What is wrong with this picture?
‘Jewish terrorists are more dangerous for Israel than Hamas…’
But perhaps the most disconcerting remark from Gillon was this: “Those Jewish terrorists, they are more dangerous for the State of Israel than the Hamas and the Palestinians terror groups... Hezbollah and so on.... The sabotage of that small Jewish group would make, for the State of Israel, is much more dangerous.”
In many ways, this proclamation is as breathtaking as it is bewildering. For although similar allegations have been bandied about liberally of late, no one actually seems able to stipulate the mechanism by which that great danger will be precipitated, other than by speculating about future intentions, which the meager band of sparsely scattered nomads, whose most formidable weapon hitherto has been, allegedly, a box of matches and a bottle of inflammable liquid, are clearly incapable of perpetrating.

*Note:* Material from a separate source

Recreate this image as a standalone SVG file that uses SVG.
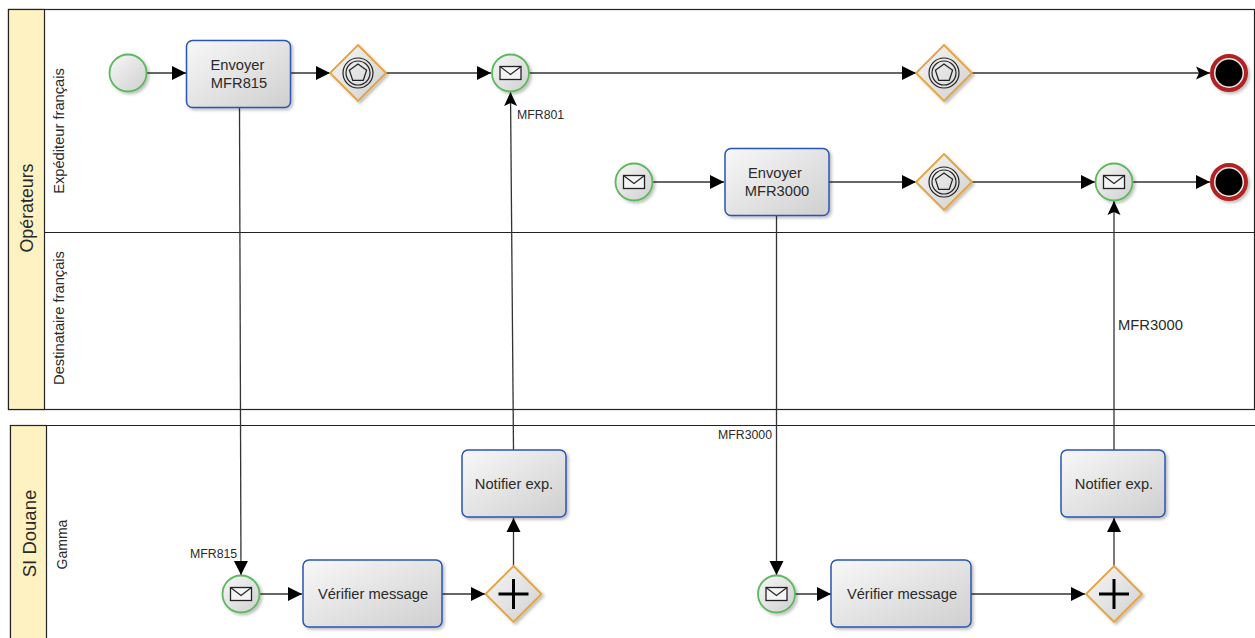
<svg xmlns="http://www.w3.org/2000/svg" width="1255" height="638" viewBox="0 0 1255 638">
<style>
text{font-family:"Liberation Sans",Arial,sans-serif;fill:#2a2a2a}
.pool{fill:#fff;stroke:#222;stroke-width:1.2}
.head{fill:#fff2c2;stroke:#222;stroke-width:1.2}
.lane{font-size:14.700px;text-anchor:middle}
.poolt{font-size:17.800px;text-anchor:middle}
.task{fill:url(#g);stroke:#2a55b0;stroke-width:1.5;filter:url(#s)}
.tt{font-size:14.700px;text-anchor:middle}
.ev{fill:url(#g);stroke:#5cb85c;stroke-width:1.8;filter:url(#s)}
.gw{fill:url(#g);stroke:#e5a33e;stroke-width:1.8;filter:url(#s)}
.sym{fill:none;stroke:#222;stroke-width:1.2}
.lab{font-size:12.300px}
.c{fill:none;stroke:#333;stroke-width:1.3}
.a{marker-end:url(#tri)}
.n{marker-end:url(#notch)}
</style>
<defs>
<linearGradient id="g" x1="0" y1="0" x2="1" y2="1"><stop offset="0" stop-color="#f8f8f8"/><stop offset="1" stop-color="#cfcfcf"/></linearGradient>
<filter id="s" x="-20%" y="-20%" width="150%" height="150%"><feDropShadow dx="2" dy="2" stdDeviation="1.800" flood-color="#000" flood-opacity=".25"/></filter>
<marker id="tri" markerUnits="userSpaceOnUse" markerWidth="15" markerHeight="15" refX="14" refY="7.500" orient="auto"><path d="M0 .5L14 7.500L0 14.500Z" fill="#000"/></marker>
<marker id="notch" markerUnits="userSpaceOnUse" markerWidth="15" markerHeight="15" refX="14" refY="7.500" orient="auto"><path d="M0 1L14 7.500L0 14L3 7.500Z" fill="#000"/></marker>
<g id="mail"><rect x="-10.500" y="-6.500" width="21" height="13" fill="#f4f4f4" stroke="#222" stroke-width="1.300"/><path d="M-10.500 -6.500L0 1.500L10.500 -6.500" fill="none" stroke="#222" stroke-width="1.100"/></g>
<g id="evgw"><circle r="15" class="sym"/><circle r="12" class="sym"/><path d="M0 -9L8.600 -2.800L5.300 7.300L-5.300 7.300L-8.600 -2.800Z" class="sym"/></g>
<path id="dia" d="M0 -28L28 0L0 28L-28 0Z"/>
</defs>
<rect width="1255" height="638" fill="#fff"/>
<g id="pool-operateurs">
<rect class="pool" x="8.500" y="9.500" width="1246" height="400"/>
<rect class="head" x="8.500" y="9.500" width="36" height="400"/>
<path d="M45 232.500H1254" stroke="#222" stroke-width="1.200"/>
<text class="poolt" transform="translate(32.500 208) rotate(-90)">Opérateurs</text>
<text class="lane" transform="translate(64 131) rotate(-90)">Expéditeur français</text>
<text class="lane" transform="translate(64 318) rotate(-90)">Destinataire français</text>
</g>
<g id="pool-si-douane">
<path class="pool" d="M1255 425.500H10.500V640H1255"/>
<rect class="head" x="10.500" y="425.500" width="36" height="215"/>
<text class="poolt" style="font-size:18.500px" transform="translate(36 533.500) rotate(-90)">SI Douane</text>
<text class="lane" style="font-size:14px" transform="translate(67 544.500) rotate(-90)">Gamma</text>
</g>
<g id="connectors">
<path class="c a" d="M147 73H186"/>
<path class="c a" d="M291 73H330"/>
<path class="c a" d="M386 73H491"/>
<path class="c a" d="M529 73H916"/>
<path class="c n" d="M972 73H1210"/>
<path class="c a" d="M653 182H724"/>
<path class="c a" d="M829 182H916"/>
<path class="c a" d="M972 182H1095"/>
<path class="c a" d="M1133 182H1210"/>
<path class="c a" d="M239.500 107L241 575"/>
<path class="c a" d="M776.500 215V575"/>
<path class="c n" d="M513.500 450L510.500 92"/>
<path class="c n" d="M1114 450V201"/>
<path class="c a" d="M260 594H302"/>
<path class="c a" d="M442 594H485"/>
<path class="c a" d="M513.500 566V518"/>
<path class="c a" d="M795 594H831"/>
<path class="c a" d="M971 594H1085"/>
<path class="c a" d="M1114 566V518"/>
<text class="lab" x="517" y="119">MFR801</text>
<text class="lab" x="190" y="558">MFR815</text>
<text class="lab" x="718" y="439">MFR3000</text>
<text x="1118" y="330" font-size="14.800">MFR3000</text>
</g>
<g id="start"><circle class="ev" cx="128" cy="73" r="18.500"/></g>
<g id="task-mfr815"><rect class="task" x="186.500" y="40.500" width="104" height="67" rx="6"/><text class="tt" x="237.500" y="70">Envoyer</text><text class="tt" x="239" y="88">MFR815</text></g>
<g id="gw1" transform="translate(358 73)"><use href="#dia" class="gw"/><use href="#evgw"/></g>
<g id="msg1" transform="translate(510.500 73)"><circle class="ev" r="18.500"/><use href="#mail"/></g>
<g id="gw2" transform="translate(944 73)"><use href="#dia" class="gw"/><use href="#evgw"/></g>
<g id="end1" transform="translate(1229 73)"><circle r="17" fill="#eee" stroke="#b22222" stroke-width="4" filter="url(#s)"/><circle r="13.500" fill="#000"/></g>
<g id="msg2" transform="translate(634 182)"><circle class="ev" r="18.500"/><use href="#mail"/></g>
<g id="task-mfr3000"><rect class="task" x="725" y="148.500" width="104" height="67" rx="6"/><text class="tt" x="775" y="178">Envoyer</text><text class="tt" x="777" y="196">MFR3000</text></g>
<g id="gw3" transform="translate(944 182)"><use href="#dia" class="gw"/><use href="#evgw"/></g>
<g id="msg3" transform="translate(1114 182)"><circle class="ev" r="18.500"/><use href="#mail"/></g>
<g id="end2" transform="translate(1229 182)"><circle r="17" fill="#eee" stroke="#b22222" stroke-width="4" filter="url(#s)"/><circle r="13.500" fill="#000"/></g>
<g id="msg4" transform="translate(241 594)"><circle class="ev" r="18.500"/><use href="#mail"/></g>
<g id="task-verif1"><rect class="task" x="303" y="560" width="139" height="67" rx="6"/><text class="tt" x="373" y="599">Vérifier message</text></g>
<g id="gw4" transform="translate(513.500 594)"><use href="#dia" class="gw"/><path d="M0 -15V15M-15 0H15" stroke="#000" stroke-width="3"/></g>
<g id="task-notif1"><rect class="task" x="462" y="450" width="104" height="67" rx="6"/><text class="tt" x="514" y="489">Notifier exp.</text></g>
<g id="msg5" transform="translate(776.500 594)"><circle class="ev" r="18.500"/><use href="#mail"/></g>
<g id="task-verif2"><rect class="task" x="831" y="560" width="140" height="67" rx="6"/><text class="tt" x="902" y="599">Vérifier message</text></g>
<g id="gw5" transform="translate(1114 594)"><use href="#dia" class="gw"/><path d="M0 -15V15M-15 0H15" stroke="#000" stroke-width="3"/></g>
<g id="task-notif2"><rect class="task" x="1061" y="450" width="104" height="67" rx="6"/><text class="tt" x="1114" y="489">Notifier exp.</text></g>
</svg>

Clearly, I do not wish to downplay the repercussions of the anger an attack attributed to Jews on a sensitive non-Jewish target might generate. However, it is difficult to see how such an attack, given the paltry resources available today (or in the foreseeable future) to price-tag/hilltop renegades, could be, in anyway, comparable to the damage Arab terrorist organizations can wreak on the country and its citizens.
Is that threat comparable to the threat posed by Hezbollah? With an estimated 100,000 rockets/missiles (compared to around 14,000 in 2006, which kept over a million Israelis huddled in shelters for weeks), along with unmanned aircraft, antitank weapons, antiaircraft and land-to-sea missiles that it possesses today, Hezbollah terrorists are likely to rain up to 1,200 projectiles a day down on Israeli civilians .
Much the same could be asked about Hamas in the south, with the rapid replenishment of its rockets and the renewed tunnel activity increasingly evident...
Or the growing ISIS-affiliated jihadist insurgency in Sinai, pressing against the long southern border, threatening to cut off land access to Eilat...
Jewish “terror” more dangerous than Arab terrorism? Really?
The bitter fruits of self-flagellation
In the past I argued against artificially inflating the threat posed by a marginal, and marginalized, band of radical Jewish renegades. Portraying Israel as a threatened society, teetering on the brink of becoming a theocratic, tyrannical monarchy, is as misplaced as it is misleading.
I urged against attempts to draw any equivalence between Arab terrorism and the terrorist organizations that promote/perpetrate/ propagate it, and the groups of Jewish theo-ideological extremists. I cautioned against blurring the very real distinction that exists between them, and of the detrimental consequences that drawing inappropriate parallels might entail for Israel. After all, how can Israel hope to invoke international sympathy or solidarity in its struggle against Arab/Muslim terrorism – and international understanding for the policies it requires to contend with it – if it, itself, is guilty of harboring equivalent malfeasance? I warned that moralistic self-recrimination plays into the hands of Israel’s worse detractors, and as the introductory excerpt from the bitterly inimical Richard Silverstein shows, the bitter fruits of Israeli self-flagellation are beginning to ripen.
Remarks like those of Carmi Gillon can only increase the noxious harvest. They will be pounced on by those bent on harming Israel. As such, it – and he – will have done Israel a great disservice.
Martin Sherman (www.martinsherman.org) is the founder and executive director of the Israel Institute for Strategic Studies.